**WRITTEN INSTRUCTION:**
Start at the line where "Output the Python" appears and end at the line where "return px * 72.0 / DPI" appears; repeat those lines exactly, both ends included, leaving pictures behind.

(Entries with chart source code)
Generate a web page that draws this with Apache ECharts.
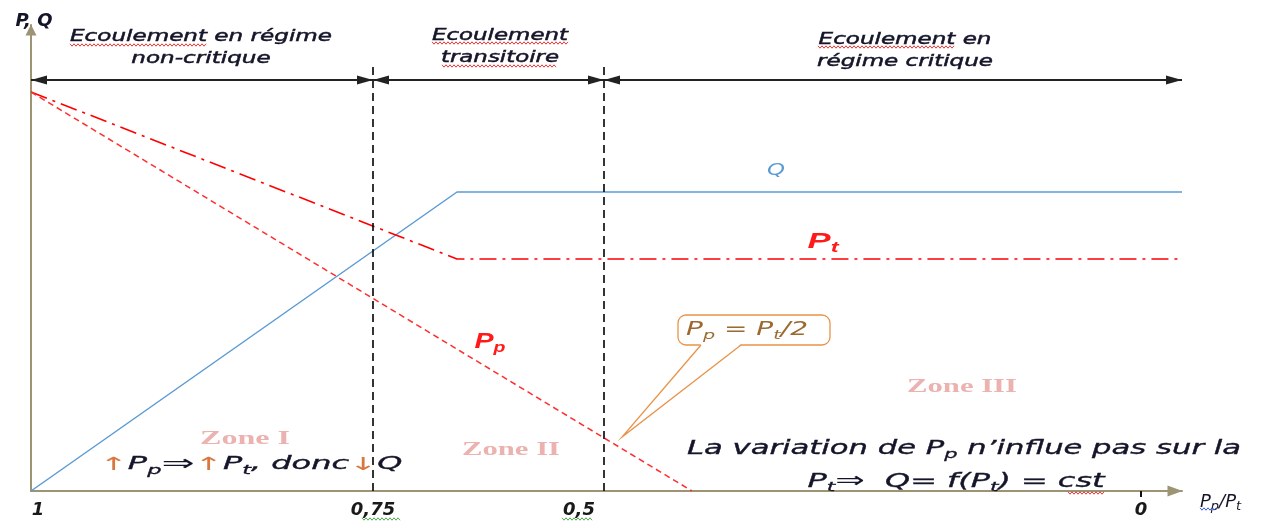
<!DOCTYPE html>
<html><head><meta charset="utf-8">
<script src="https://cdn.jsdelivr.net/npm/echarts@6/dist/echarts.min.js"></script>
<style>html,body{margin:0;padding:0;background:#fff}#c{width:1274px;height:522px}</style>
</head><body><div id="c"></div>
<script>
// ---- data (schematic units: x = position along P_p/P_t axis, y = P / Q level) ----
const xTickValues = [0, 342, 573, 1110];
const xTickLabels = ['1', '0,75', '0,5', '0'];
const qX  = [0, 426, 1151];
const qY  = [0, 299, 299];
const ptX = [0, 426, 1151];
const ptY = [399, 232, 232];
const ppX = [0, 661];
const ppY = [399, 0];
const boundaryX = [342, 573];       // regime boundaries (0,75 and 0,5)
const boundaryTop = 424;
const regimeArrowY = 411;
const regimeSpans = [[0, 342], [342, 573], [573, 1151]];
const xMax = 1151, yMax = 466;

const zip = (a, b) => a.map((v, i) => [v, b[i]]);

// ---- text measurement helper for horizontal stretch ----
const ctx = document.createElement('canvas').getContext('2d');
function fontOf(st, base) {
  const s = Object.assign({}, base, st || {});
  return (s.fontStyle || 'normal') + ' ' + (s.fontWeight || 'normal') + ' ' + s.fontSize + 'px ' + s.fontFamily;
}
function textWidth(str, base, rich) {
  return Math.max.apply(null, str.split('\n').map(line => {
    let w = 0; const re = /\{(\w+)\|([^}]*)\}|([^{]+)/g; let m;
    while ((m = re.exec(line))) {
      if (m[1]) { ctx.font = fontOf(rich[m[1]], base); w += ctx.measureText(m[2]).width; }
      else { ctx.font = fontOf(null, base); w += ctx.measureText(m[3]).width; }
    }
    return w;
  }));
}
function label(x, y, w, text, base, rich) {
  rich = rich || {};
  const sx = w / textWidth(text, base, rich);
  return {
    type: 'text', x: x, y: y, scaleX: sx, z: 10,
    style: Object.assign({
      text: text, align: 'center', verticalAlign: 'middle',
      textAlign: 'center', textVerticalAlign: 'middle', rich: rich
    }, base)
  };
}
// spell-check style wavy underline
function wavy(x0, x1, y, color) {
  const pts = [];
  for (let x = x0, k = 0; x <= x1; x += 2, k++) pts.push([x, y + (k % 2 ? 1.2 : -1.2)]);
  return { type: 'polyline', z: 9, shape: { points: pts }, style: { fill: null, stroke: color, lineWidth: 1 } };
}

const DARK = '#15152a';
const head = { fontFamily: 'DejaVu Sans', fontStyle: 'italic', fontSize: 15, lineHeight: 22, fill: DARK, stroke: DARK, lineWidth: 0.45 };
const zone = { fontFamily: 'Liberation Serif', fontWeight: 'bold', fontSize: 18, fill: '#ebb2b0' };
const note = { fontFamily: 'DejaVu Sans', fontStyle: 'italic', fontSize: 19, lineHeight: 24, fill: DARK, stroke: DARK, lineWidth: 0.35 };
const subNote = { fontFamily: 'DejaVu Sans', fontStyle: 'italic', fontSize: 13, lineHeight: 24, verticalAlign: 'bottom', fill: DARK, stroke: DARK, lineWidth: 0.3 };
const dbl = { fontFamily: 'DejaVu Sans', fontSize: 21, lineHeight: 24, fill: DARK };
const redP = { fontFamily: 'Liberation Sans', fontStyle: 'italic', fontWeight: 'bold', fontSize: 22, lineHeight: 26, fill: '#ff1a1a' };
const redSub = { fontFamily: 'Liberation Sans', fontStyle: 'italic', fontWeight: 'bold', fontSize: 15, lineHeight: 26, verticalAlign: 'bottom', fill: '#ff1a1a' };
const call = { fontFamily: 'DejaVu Sans', fontStyle: 'italic', fontSize: 19, lineHeight: 24, fill: '#9c6a30' };
const callSub = { fontFamily: 'DejaVu Sans', fontStyle: 'italic', fontSize: 13, lineHeight: 24, verticalAlign: 'bottom', fill: '#9c6a30' };
const arrowC = { fontFamily: 'DejaVu Sans', fontSize: 18, lineHeight: 24, fill: '#d9773f' };

const ORANGE = '#e8944a';
const graphics = [
  { type: 'rect', z: 5, shape: { x: 678, y: 315, width: 152, height: 30, r: 8 },
    style: { fill: '#fff', stroke: ORANGE, lineWidth: 1.3 } },
  { type: 'polygon', z: 6, shape: { points: [[701, 344], [622, 437], [741, 344]] },
    style: { fill: '#fff', stroke: null } },
  { type: 'polyline', z: 7, shape: { points: [[701, 345], [622, 437], [741, 345]] },
    style: { fill: null, stroke: ORANGE, lineWidth: 1.3 } },
  label(201, 48, 262, 'Ecoulement en régime\nnon-critique', head),
  label(500, 47, 136, 'Ecoulement\ntransitoire', head),
  label(905, 51, 176, 'Ecoulement en\nrégime critique', head),
  label(776, 171, 18, 'Q', { fontFamily: 'DejaVu Sans', fontStyle: 'italic', fontSize: 16, fill: '#5b9bd5' }),
  label(823, 242, 31, '{p|P}{s|t}', { fontSize: 22, fontFamily: 'Liberation Sans' }, { p: redP, s: redSub }),
  label(490, 342, 31, '{p|P}{s|p}', { fontSize: 22, fontFamily: 'Liberation Sans' }, { p: redP, s: redSub }),
  label(245, 439, 90, 'Zone I', zone),
  label(511, 450, 98, 'Zone II', zone),
  label(962, 387, 110, 'Zone III', zone),
  label(251, 465, 303, '{a|↑}{n|P}{s|p}{d|⇒}{a|↑}{n|P}{s|t}{n|, donc}{a|↓}{n|Q}',
        { fontFamily: 'DejaVu Sans', fontSize: 17 },
        { n: Object.assign({}, note, { fontSize: 17 }), s: Object.assign({}, subNote, { fontSize: 12 }), a: arrowC, d: dbl }),
  label(964, 449, 554, '{n|La variation de P}{s|p}{n| n’influe pas sur la}',
        { fontFamily: 'DejaVu Sans', fontSize: 19 }, { n: note, s: subNote }),
  label(956, 482, 297, '{n|P}{s|t}{d|⇒}{n|  Q= f(P}{s|t}{n|) = cst}',
        { fontFamily: 'DejaVu Sans', fontSize: 19 }, { n: note, s: subNote, d: dbl }),
  label(747, 330, 122, '{n|P}{s|p}{n| = P}{s|t}{n|/2}',
        { fontFamily: 'DejaVu Sans', fontSize: 19 }, { n: call, s: callSub }),
  wavy(70, 207, 45, '#e03a3a'),
  wavy(432, 568, 43, '#e03a3a'),
  wavy(442, 557, 66, '#e03a3a'),
  wavy(818, 955, 47, '#e03a3a'),
  wavy(1068, 1105, 493, '#e03a3a'),
  wavy(362, 400, 519, '#52a852'),
  wavy(562, 592, 519, '#52a852'),
  wavy(1200, 1216, 509, '#3a5ad9')
];

const tickFont = { fontFamily: 'DejaVu Sans', fontStyle: 'italic', fontWeight: 'bold', fontSize: 18, color: '#1a1a1a' };
const labelRich = {
  one: Object.assign({ padding: [0, 0, 0, 14] }, tickFont),
  half: Object.assign({ padding: [0, 50, 0, 0] }, tickFont),
  std: Object.assign({}, tickFont)
};

const chart = echarts.init(document.getElementById('c'), null, { renderer: 'canvas' });
chart.setOption({
  animation: false,
  backgroundColor: '#fff',
  grid: { left: 31, top: 25, width: xMax, height: yMax, containLabel: false },
  xAxis: {
    type: 'value', min: 0, max: xMax,
    name: '{a|P}{b|p}{a|/P}{b|t}', nameLocation: 'end', nameGap: 18,
    nameTextStyle: {
      padding: [22, 0, 0, 0], align: 'left',
      rich: {
        a: { fontFamily: 'DejaVu Sans', fontStyle: 'italic', fontSize: 18, color: DARK, lineHeight: 22 },
        b: { fontFamily: 'DejaVu Sans', fontStyle: 'italic', fontSize: 13, color: DARK, lineHeight: 22, verticalAlign: 'bottom' }
      }
    },
    axisLine: { show: true, lineStyle: { color: '#9c9473', width: 2 }, symbol: ['none', 'triangle'], symbolSize: [11, 15], symbolOffset: [0, -7] },
    axisTick: { show: true, customValues: [xTickValues[3]], length: 6, lineStyle: { color: '#111', width: 2 } },
    axisLabel: {
      show: true, customValues: xTickValues, margin: 10,
      formatter: v => {
        const i = xTickValues.indexOf(v);
        const t = xTickLabels[i];
        return i === 0 ? '{one|' + t + '}' : (i === 2 ? '{half|' + t + '}' : '{std|' + t + '}');
      },
      fontFamily: 'DejaVu Sans', fontStyle: 'italic', fontWeight: 'bold', fontSize: 18, color: '#1a1a1a',
      rich: labelRich
    },
    splitLine: { show: false }
  },
  yAxis: {
    type: 'value', min: 0, max: yMax,
    name: 'P, Q', nameLocation: 'end', nameGap: 4,
    nameTextStyle: { fontFamily: 'DejaVu Sans', fontStyle: 'italic', fontWeight: 'bold', fontSize: 18, color: DARK, verticalAlign: 'middle', padding: [0, 0, 0, 6] },
    axisLine: { show: true, lineStyle: { color: '#9c9473', width: 2 }, symbol: ['none', 'triangle'], symbolSize: [11, 11], symbolOffset: [0, -5] },
    axisTick: { show: false }, axisLabel: { show: false }, splitLine: { show: false }
  },
  series: [
    { name: 'Q', type: 'line', data: zip(qX, qY), symbol: 'none', silent: true,
      lineStyle: { color: '#5b9bd5', width: 1.5 }, z: 3 },
    { name: 'Pt', type: 'line', data: zip(ptX, ptY), symbol: 'none', silent: true,
      lineStyle: { color: '#ff0000', width: 1.6, type: [17, 6, 3, 6] }, z: 3 },
    { name: 'Pp', type: 'line', data: zip(ppX, ppY), symbol: 'none', silent: true,
      lineStyle: { color: '#ff2e2e', width: 1.5, type: [6, 4] }, z: 3,
      markLine: {
        silent: true, symbol: 'none', label: { show: false }, animation: false,
        lineStyle: { color: '#111', width: 1.7, type: [8, 5] },
        data: boundaryX.map(x => [{ coord: [x, 0] }, { coord: [x, boundaryTop] }])
      }
    },
    { name: 'regimes', type: 'line', data: zip(qX, qY), symbol: 'none', silent: true,
      lineStyle: { opacity: 0 }, z: 4,
      markLine: {
        silent: true, label: { show: false }, animation: false,
        symbol: ['triangle', 'triangle'],
        lineStyle: { color: '#222', width: 2, type: 'solid' },
        itemStyle: { color: '#111' },
        data: regimeSpans.map(s => [
          { coord: [s[0], regimeArrowY], symbol: 'triangle', symbolSize: [9, 16], symbolOffset: [0, 8] },
          { coord: [s[1], regimeArrowY], symbol: 'triangle', symbolSize: [9, 16], symbolOffset: [0, 8] }
        ])
      }
    }
  ],
  graphic: graphics
});
</script>
</body></html>
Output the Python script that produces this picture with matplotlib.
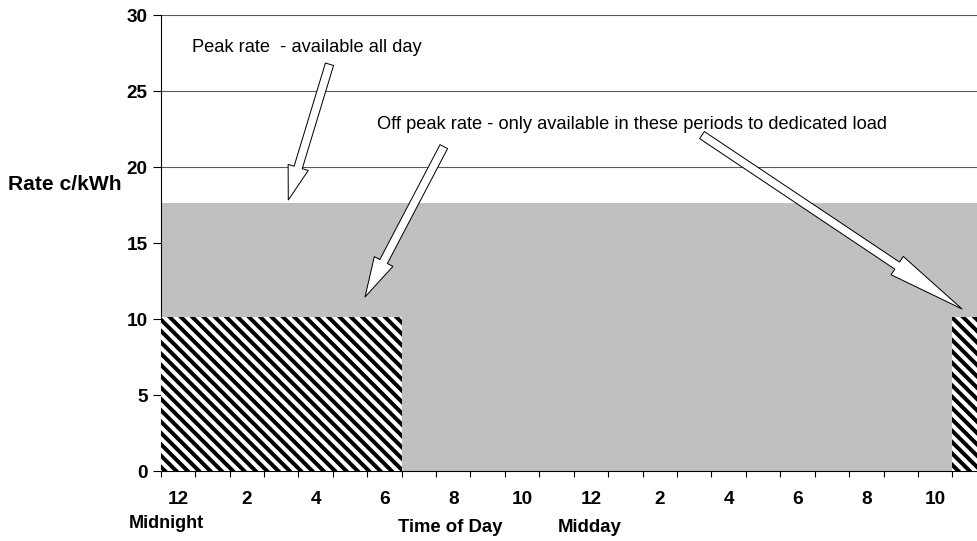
import numpy as np
import matplotlib
matplotlib.use("Agg")
import matplotlib.pyplot as plt
from matplotlib.patches import FancyArrowPatch

# ---------------- data ----------------
hours = list(range(24))
hour_labels = ["12", "", "2", "", "4", "", "6", "", "8", "", "10", "",
               "12", "", "2", "", "4", "", "6", "", "8", "", "10", ""]
peak_rate = [17.65] * 24
off_peak_rate = [10.1, 10.1, 10.1, 10.1, 10.1, 10.1, 10.1,
                 np.nan, np.nan, np.nan, np.nan, np.nan, np.nan, np.nan,
                 np.nan, np.nan, np.nan, np.nan, np.nan, np.nan, np.nan,
                 np.nan, np.nan, 10.1]
y_ticks = [0, 5, 10, 15, 20, 25, 30]

# ---------------- setup ----------------
DPI = 68.4
def pt(px):
    return px * 72.0 / DPI

plt.rcParams['font.family'] = ['Liberation Sans', 'DejaVu Sans']
plt.rcParams['hatch.linewidth'] = pt(4.0)

fig = plt.figure(figsize=(977 / DPI, 541 / DPI), dpi=DPI)
W, H = 977.0, 541.0
ax = fig.add_axes([160.7 / W, (H - 471) / H, (986.8 - 160.7) / W, (471 - 15) / H])

ax.bar(hours, peak_rate, width=1.0, color='#c0c0c0', edgecolor='none', zorder=2)
ax.bar(hours, off_peak_rate, width=1.0, color='white', edgecolor='black',
       linewidth=0, hatch='\\\\', zorder=3)

ax.set_xlim(-0.5, 23.5)
ax.set_ylim(0, 30)
ax.set_yticks(y_ticks)
ax.set_yticklabels([str(v) for v in y_ticks], fontweight='bold', fontsize=pt(19))
ax.yaxis.grid(True, color='#5a5a5a', linewidth=pt(1.1))
ax.set_axisbelow(True)

ax.set_xticks(hours)
ax.set_xticklabels(hour_labels, fontweight='bold', fontsize=pt(19))
ax.set_xticks(np.arange(-0.5, 24, 1), minor=True)
ax.tick_params(axis='x', which='major', length=0, pad=pt(20))
ax.tick_params(axis='x', which='minor', length=pt(6), width=pt(1.1),
               direction='out', color='black')
ax.tick_params(axis='y', which='major', length=pt(8), width=pt(1.1),
               direction='out', pad=pt(5), color='black')

for s in ['top', 'right']:
    ax.spines[s].set_visible(False)
for s in ['left', 'bottom']:
    ax.spines[s].set_linewidth(pt(1.1))
    ax.spines[s].set_color('black')

# ---------------- annotations ----------------
ax.text(0.41, 27.59, "Peak rate  - available all day", fontsize=pt(18.2),
        ha='left', va='baseline', zorder=6)
ax.text(5.775, 22.5,
        "Off peak rate - only available in these periods to dedicated load",
        fontsize=pt(18.2), ha='left', va='baseline', zorder=6)

arrows = [
    ((4.404, 26.76), (3.207, 17.83), 34, 21),
    ((7.725, 21.34), (5.436, 11.45), 40, 21),
    ((15.226, 22.1), (22.78, 10.66), 78, 22),
]
for tail, tip, hl, hw in arrows:
    style = "simple,head_length=%.2f,head_width=%.2f,tail_width=%.2f" % (
        pt(hl), pt(hw), pt(8.5))
    p = FancyArrowPatch(tail, tip, arrowstyle=style, mutation_scale=1,
                        facecolor='white', edgecolor='black',
                        linewidth=pt(1.0), shrinkA=0, shrinkB=0, zorder=5)
    ax.add_patch(p)

fig.text(8 / W, 1 - 185 / H, "Rate c/kWh", fontweight='bold', fontsize=pt(21),
         ha='left', va='center')
fig.text(166 / W, 1 - 523 / H, "Midnight", fontweight='bold', fontsize=pt(18),
         ha='center', va='center')
fig.text(450 / W, 1 - 528 / H, "Time of Day", fontweight='bold', fontsize=pt(18.5),
         ha='center', va='center')
fig.text(590 / W, 1 - 528 / H, "Midday", fontweight='bold', fontsize=pt(18.5),
         ha='center', va='center')

fig.savefig("out.png", dpi=DPI)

**RESULT BELOW:**
Output the Python script that produces this picture with matplotlib.
import numpy as np
import matplotlib
matplotlib.use("Agg")
import matplotlib.pyplot as plt
from matplotlib.patches import FancyArrowPatch

# ---------------- data ----------------
hours = list(range(24))
hour_labels = ["12", "", "2", "", "4", "", "6", "", "8", "", "10", "",
               "12", "", "2", "", "4", "", "6", "", "8", "", "10", ""]
peak_rate = [17.65] * 24
off_peak_rate = [10.1, 10.1, 10.1, 10.1, 10.1, 10.1, 10.1,
                 np.nan, np.nan, np.nan, np.nan, np.nan, np.nan, np.nan,
                 np.nan, np.nan, np.nan, np.nan, np.nan, np.nan, np.nan,
                 np.nan, np.nan, 10.1]
y_ticks = [0, 5, 10, 15, 20, 25, 30]

# ---------------- setup ----------------
DPI = 68.4
def pt(px):
    return px * 72.0 / DPI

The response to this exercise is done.